Greenhouse Gas Emissions Assessment
Use ECAM to assess the greenhouse gas emissions of water and wastewater utilities at a system-wide level. ECAM was developed to be consistent with the Intergovernmental Panel on Climate Change (IPCC) Guidelines for National Greenhouse Gas Inventories and peer-reviewed literature.
Use ECAM to evaluate where and how much energy is consumed across the stages from water supply over wastewater treatment to faecal sludge management. Identify opportunities to reduce energy consumption and save operational costs.
Identification of Opportunities to reduce CO2 Emissions
Use ECAM to develop scenarios or model reduction impacts of planned or implemented measures. ECAM can help identify potentials and opportunities to reduce greenhouse gas emissions, decrease energy consumption and save operational costs.
What are the Benefits:
ECAM is your first step towards a climate-smart and sustainable urban water management: Acting in an environment of uncertain change. Get to know the co-benefits of using ECAM and reducing greenhouse gas emissions at a local scale.
Based on IPCC
ECAM was developed to be consistent with the IPCC Guidelines for National Greenhouse Gas Inventories and peer-reviewed literature.
Free and Open Source
ECAM can be freely used, copied or changed. Its source code is openly available on GitHub. We encourage people to improve or make suggestions how to improve the design of the software.
ECAM is secure and trustworthy. No information is ever stored on servers. All data inserted and processed during the ECAM assessment are merely on your personal computer.
The online training materials inlcude video tutorials, exercise books and presentations that will help you assess the greenhouse gas emissions within your water utility.

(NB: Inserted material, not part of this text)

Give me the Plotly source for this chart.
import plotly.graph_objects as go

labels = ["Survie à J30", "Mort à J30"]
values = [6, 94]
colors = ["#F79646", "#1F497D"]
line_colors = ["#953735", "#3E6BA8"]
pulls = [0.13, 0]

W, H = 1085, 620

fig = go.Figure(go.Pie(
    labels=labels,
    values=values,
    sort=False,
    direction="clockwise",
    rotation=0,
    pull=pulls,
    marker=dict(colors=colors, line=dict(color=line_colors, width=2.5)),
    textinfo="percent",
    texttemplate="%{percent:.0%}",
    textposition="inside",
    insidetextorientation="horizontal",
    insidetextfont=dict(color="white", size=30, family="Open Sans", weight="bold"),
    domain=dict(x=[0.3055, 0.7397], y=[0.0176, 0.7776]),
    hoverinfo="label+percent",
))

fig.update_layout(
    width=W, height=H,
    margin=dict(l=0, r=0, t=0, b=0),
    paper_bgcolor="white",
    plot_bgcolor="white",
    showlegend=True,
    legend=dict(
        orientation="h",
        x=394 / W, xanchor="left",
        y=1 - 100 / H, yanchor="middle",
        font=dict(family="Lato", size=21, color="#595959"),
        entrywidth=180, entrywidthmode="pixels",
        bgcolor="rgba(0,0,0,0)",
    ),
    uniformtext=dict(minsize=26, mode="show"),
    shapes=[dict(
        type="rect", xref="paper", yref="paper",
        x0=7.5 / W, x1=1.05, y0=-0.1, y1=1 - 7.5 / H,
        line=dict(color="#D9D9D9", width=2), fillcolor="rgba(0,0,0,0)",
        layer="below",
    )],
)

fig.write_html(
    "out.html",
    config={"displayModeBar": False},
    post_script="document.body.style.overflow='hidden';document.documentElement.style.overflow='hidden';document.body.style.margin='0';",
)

ECAM follows a tiered approach. It works with data that is accesible to utility managers and operators, and provides complementary basic assumptions.
Tier A - Initial Assessment:
The Initial Assessment (Tier A) provides a snapshot of the utility’s greenhouse gas emissions and energy consumption using data readily available to utility managers and staff.

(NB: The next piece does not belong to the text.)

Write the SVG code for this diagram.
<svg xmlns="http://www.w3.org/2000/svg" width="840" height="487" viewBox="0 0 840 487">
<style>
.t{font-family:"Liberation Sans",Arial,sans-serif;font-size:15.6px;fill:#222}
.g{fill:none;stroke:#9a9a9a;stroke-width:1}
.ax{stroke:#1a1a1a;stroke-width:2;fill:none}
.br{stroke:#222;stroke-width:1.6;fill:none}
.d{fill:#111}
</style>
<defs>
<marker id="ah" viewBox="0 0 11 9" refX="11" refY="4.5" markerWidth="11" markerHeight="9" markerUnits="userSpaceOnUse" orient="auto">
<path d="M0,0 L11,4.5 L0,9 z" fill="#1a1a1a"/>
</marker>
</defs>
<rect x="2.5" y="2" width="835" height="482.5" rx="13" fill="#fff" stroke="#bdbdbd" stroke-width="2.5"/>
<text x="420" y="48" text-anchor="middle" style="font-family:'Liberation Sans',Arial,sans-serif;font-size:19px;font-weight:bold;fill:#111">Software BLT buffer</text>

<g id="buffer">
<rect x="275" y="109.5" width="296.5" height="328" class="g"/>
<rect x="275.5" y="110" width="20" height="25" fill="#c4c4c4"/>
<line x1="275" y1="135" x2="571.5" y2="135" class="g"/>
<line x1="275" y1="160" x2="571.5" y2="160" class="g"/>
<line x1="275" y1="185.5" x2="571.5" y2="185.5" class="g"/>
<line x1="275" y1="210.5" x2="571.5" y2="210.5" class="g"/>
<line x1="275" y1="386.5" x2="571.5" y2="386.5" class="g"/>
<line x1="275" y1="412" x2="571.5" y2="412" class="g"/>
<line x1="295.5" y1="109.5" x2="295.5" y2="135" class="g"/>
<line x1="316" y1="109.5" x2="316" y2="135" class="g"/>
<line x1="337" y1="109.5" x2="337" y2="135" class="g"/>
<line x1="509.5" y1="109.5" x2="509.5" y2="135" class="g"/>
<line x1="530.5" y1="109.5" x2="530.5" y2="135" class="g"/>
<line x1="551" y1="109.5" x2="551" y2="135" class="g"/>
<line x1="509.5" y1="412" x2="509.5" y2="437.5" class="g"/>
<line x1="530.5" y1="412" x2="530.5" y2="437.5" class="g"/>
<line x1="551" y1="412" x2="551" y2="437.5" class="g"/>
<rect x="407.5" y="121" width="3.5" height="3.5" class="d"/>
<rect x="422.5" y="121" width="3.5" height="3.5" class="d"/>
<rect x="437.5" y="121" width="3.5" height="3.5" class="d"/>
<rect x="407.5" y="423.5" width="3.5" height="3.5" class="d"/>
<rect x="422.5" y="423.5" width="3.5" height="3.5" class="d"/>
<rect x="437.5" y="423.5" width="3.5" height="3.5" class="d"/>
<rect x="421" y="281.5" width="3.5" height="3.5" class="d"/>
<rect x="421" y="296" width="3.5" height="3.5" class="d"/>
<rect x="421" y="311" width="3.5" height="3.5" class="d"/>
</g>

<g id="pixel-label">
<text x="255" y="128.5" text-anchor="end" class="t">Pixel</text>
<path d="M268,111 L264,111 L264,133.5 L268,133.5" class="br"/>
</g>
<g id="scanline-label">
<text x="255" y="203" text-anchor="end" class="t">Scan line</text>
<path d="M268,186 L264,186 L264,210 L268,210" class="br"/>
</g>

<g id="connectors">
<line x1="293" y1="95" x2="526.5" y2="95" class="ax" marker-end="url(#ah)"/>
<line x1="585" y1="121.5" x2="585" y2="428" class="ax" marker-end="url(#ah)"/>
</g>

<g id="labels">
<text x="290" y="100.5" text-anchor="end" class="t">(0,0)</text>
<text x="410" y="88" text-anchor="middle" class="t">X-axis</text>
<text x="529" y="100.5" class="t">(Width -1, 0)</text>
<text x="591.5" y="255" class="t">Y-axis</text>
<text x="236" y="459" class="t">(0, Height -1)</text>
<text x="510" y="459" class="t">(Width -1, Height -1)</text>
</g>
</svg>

Tier A helps utilities understand their overall emissions and energy usage at a system-wide level (water supply, wastewater and faecal sludge management). It uses a number of assumptions that allows users to reduce the amount of input data.
Tier B - Detailed Assessment:
The Detailed Assessment (Tier B) provides a more advanced level of the greenhouse gas emissions assessment using utility specific data that are used.

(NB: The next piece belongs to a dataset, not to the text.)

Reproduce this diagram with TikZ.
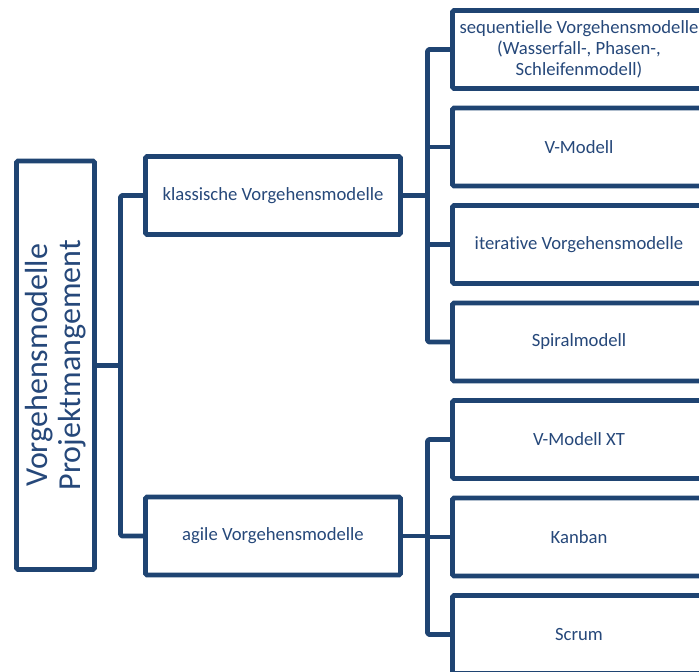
\documentclass[tikz,border=0pt]{standalone}
\usepackage{fontspec}
\setmainfont[RawFeature={-liga}]{Carlito}
\definecolor{lineblue}{RGB}{31,68,114}
\definecolor{textblue}{RGB}{38,72,122}
\begin{document}
\begin{tikzpicture}[x=0.75pt,y=-0.75pt,
  every node/.style={inner sep=0pt,outer sep=0pt},
  box/.style={draw=lineblue,line width=3.6pt,fill=white,rounded corners=1.2pt,
    anchor=north west,text=textblue,align=center},
  mainbox/.style={box,minimum width=58.5pt,minimum height=306.4pt},
  midbox/.style={box,minimum width=191.25pt,minimum height=58.5pt,
    font=\fontsize{14}{17}\selectfont},
  leafbox/.style={box,minimum width=189.75pt,minimum height=58.5pt,
    font=\fontsize{14}{15.8}\selectfont},
  conn/.style={draw=lineblue,line width=3.6pt,line join=round,rounded corners=1.2pt}]
\clip (0,0) rectangle (699,671);
\fill[white] (0,0) rectangle (699,671);

% root box with rotated title
\node[mainbox] (root) at (16.5,161) {};
\node[rotate=90,text=textblue,align=center,font=\fontsize{24}{25}\selectfont]
  (roottext) at (root.center) {Vorgehensmodelle\\Projektmangement};

% second level
\node[midbox] (klass) at (145.5,156.5) {klassische Vorgehensmodelle};
\node[midbox] (agile) at (145.5,497) {agile Vorgehensmodelle};

% leaves
\node[leafbox] (seq) at (452.5,10.5) {sequentielle Vorgehensmodelle\\(Wasserfall-, Phasen-,\\Schleifenmodell)};
\node[leafbox] (vm) at (452.5,108) {V-Modell};
\node[leafbox] (iter) at (452.5,205.5) {iterative Vorgehensmodelle};
\node[leafbox] (spiral) at (452.5,303) {Spiralmodell};
\node[leafbox] (vmxt) at (452.5,400.5) {V-Modell XT};
\node[leafbox] (kanban) at (452.5,498) {Kanban};
\node[leafbox] (scrum) at (452.5,595.5) {Scrum};

% bus lines
\coordinate (lbus) at (120.5,0);
\coordinate (kbus) at (427.5,0);

\draw[conn] (root.east) -- (root.east -| lbus);
\draw[conn] (klass.west) -- (klass.west -| lbus) -- (agile.west -| lbus) -- (agile.west);

\draw[conn] (klass.east) -- (klass.east -| kbus);
\draw[conn] (seq.west) -- (seq.west -| kbus) -- (spiral.west -| kbus) -- (spiral.west);
\draw[conn] (vm.west) -- (vm.west -| kbus);
\draw[conn] (iter.west) -- (iter.west -| kbus);

\draw[conn] (agile.east) -- (agile.east -| kbus);
\draw[conn] (vmxt.west) -- (vmxt.west -| kbus) -- (scrum.west -| kbus) -- (scrum.west);
\draw[conn] (kanban.west) -- (kanban.west -| kbus);
\end{tikzpicture}
\end{document}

Tier B looks at greenhouse gas emissions and energy usage at the individual stage levels of the urban water cycle (i.e. abstraction, treatment, distribution etc.), providing utilities with a more thorough assessment of their emissions. It helps utilities identify areas of improvement and evaluate solutions and scenarios for developing a feasible carbon reduction strategy in line with their current and future needs.
Getting started with ECAM:
2) General Information: Enter file name, assessment period, currency and if desired, make comments. The specified assessment period will affect the results that are stated per annum.
3) Configuration: Activate the systems and/or stages you want to assess. Select the country your utility is based in to set standard literature values. Different GWPs for CH₄ and N₂O can be selected by chosing the respective IPCC assessment report.
4) Population: Set the numbers for resident population and serviced population; for the wastewater system, the connected population to the sewerage and the population with on-site treatment. Estimations of wastewater loadings and corresponding emissions are based on specified populations.
5) Assessment: Carry out an initial or detailed assessment and get an overview of greenhouse gas emissions and energy consumption at a system-wide level.
6) GHG Summary: See the total emissions and how they are distributed across the systems and different stages. Understand what the sources of emissions are and what their relative contribution is with the graphs.
7) Energy Summary: View where and how much energy is consumed across systems and stages. If substages are assessed, their relative energy consumption can be seen.
8) Opportunities: Get an overview of the potentials and opportunities to reduce greenhouse gas emissions. The potentials are based on the proceeding assessment.